Task requirements: Retype exactly the lines from the first one through the line with "(0,0) rectangle (519,470);", including both ends; skip any pictures.

Information shown:
>> START
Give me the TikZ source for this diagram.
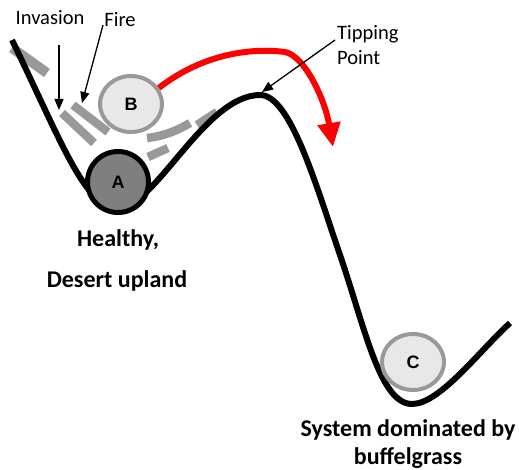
\documentclass[tikz,border=0pt]{standalone}
\usepackage{fontspec}
\setmainfont{Carlito}
\newfontfamily\ballfont{Liberation Sans}
\usetikzlibrary{arrows.meta,shapes.geometric}
\definecolor{barcol}{HTML}{999999}
\definecolor{ballrim}{HTML}{999999}
\definecolor{ballfill}{HTML}{E8E8E8}
\definecolor{balldark}{HTML}{7F7F7F}
\tikzset{
  ball/.style={ellipse, draw=ballrim, fill=ballfill, line width=4pt,
    minimum width=62pt, minimum height=56pt, inner sep=0pt,
    font=\ballfont\bfseries\fontsize{18}{18}\selectfont},
  bar/.style={draw=barcol, line width=8.5pt},
  pointer/.style={-{Triangle[length=11pt,width=9pt]}, line width=1.3pt},
  tag/.style={font=\fontsize{20.5}{25}\selectfont, inner sep=0pt},
  caption/.style={font=\bfseries\fontsize{24}{24}\selectfont, inner sep=0pt}
}
\begin{document}
\begin{tikzpicture}[x=1pt,y=-1pt]
\useasboundingbox (0,0) rectangle (519,470);

% grass bars
\draw[bar, line width=10pt] (12,48) -- (47,73);
\draw[bar] (62,113) -- (94,143);
\draw[bar] (73,105) -- (108,132);
\draw[bar] (147,138) .. controls (165,136) and (178,130) .. (190,123);
\draw[bar] (197,125) -- (217,112);
\draw[bar] (148,157) -- (168,148);

% landscape
\draw[line width=6pt] (12,40) .. controls (62,143) and (85,208) .. (118,208)
  .. controls (155,208) and (205,95) .. (260,95)
  .. controls (290,95) and (315,182) .. (340,255)
  .. controls (365,328) and (380,404) .. (412,404)
  .. controls (440,404) and (480,350) .. (510,323);

\node[ball, draw=black, fill=balldark, line width=5pt, minimum width=61pt, minimum height=61pt] (A) at (118,182) {A};
\node[ball] (B) at (131,104) {B};
\node[ball] (C) at (413,362) {C};

\draw[red, line width=6pt, -{Triangle[length=24pt,width=22pt]}] (B.30) .. controls (205,52) and (255,48) .. (285,52)
  .. controls (305,56) and (325,100) .. (333,147);

\node[tag] (inv) at (50,18) {Invasion};
\node[tag] (fire) at (120,20) {Fire};
\node[tag, anchor=west, align=left] (tip) at (337,45) {Tipping\\Point};

\coordinate (invs) at (59,45);
\coordinate (invt) at (59,110);
\coordinate (fires) at (103,25);
\coordinate (firet) at (82,103);
\coordinate (tips) at (335,40);
\coordinate (tipt) at (262,92);
\draw[pointer] (invs) -- (invt);
\draw[pointer] (fires) -- (firet);
\draw[pointer] (tips) -- (tipt);

\node[caption] (h1) at (118,240) {Healthy,};
\node[caption] (h2) at (117,281) {Desert upland};
\node[caption] (s1) at (408,430) {System dominated by};
\node[caption] (s2) at (408,458) {buffelgrass};
\end{tikzpicture}
\end{document}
>> END
Full output:
Give me the TikZ source for this diagram.
\documentclass[tikz,border=0pt]{standalone}
\usepackage{fontspec}
\setmainfont{Carlito}
\newfontfamily\ballfont{Liberation Sans}
\usetikzlibrary{arrows.meta,shapes.geometric}
\definecolor{barcol}{HTML}{999999}
\definecolor{ballrim}{HTML}{999999}
\definecolor{ballfill}{HTML}{E8E8E8}
\definecolor{balldark}{HTML}{7F7F7F}
\tikzset{
  ball/.style={ellipse, draw=ballrim, fill=ballfill, line width=4pt,
    minimum width=62pt, minimum height=56pt, inner sep=0pt,
    font=\ballfont\bfseries\fontsize{18}{18}\selectfont},
  bar/.style={draw=barcol, line width=8.5pt},
  pointer/.style={-{Triangle[length=11pt,width=9pt]}, line width=1.3pt},
  tag/.style={font=\fontsize{20.5}{25}\selectfont, inner sep=0pt},
  caption/.style={font=\bfseries\fontsize{24}{24}\selectfont, inner sep=0pt}
}
\begin{document}
\begin{tikzpicture}[x=1pt,y=-1pt]
\useasboundingbox (0,0) rectangle (519,470);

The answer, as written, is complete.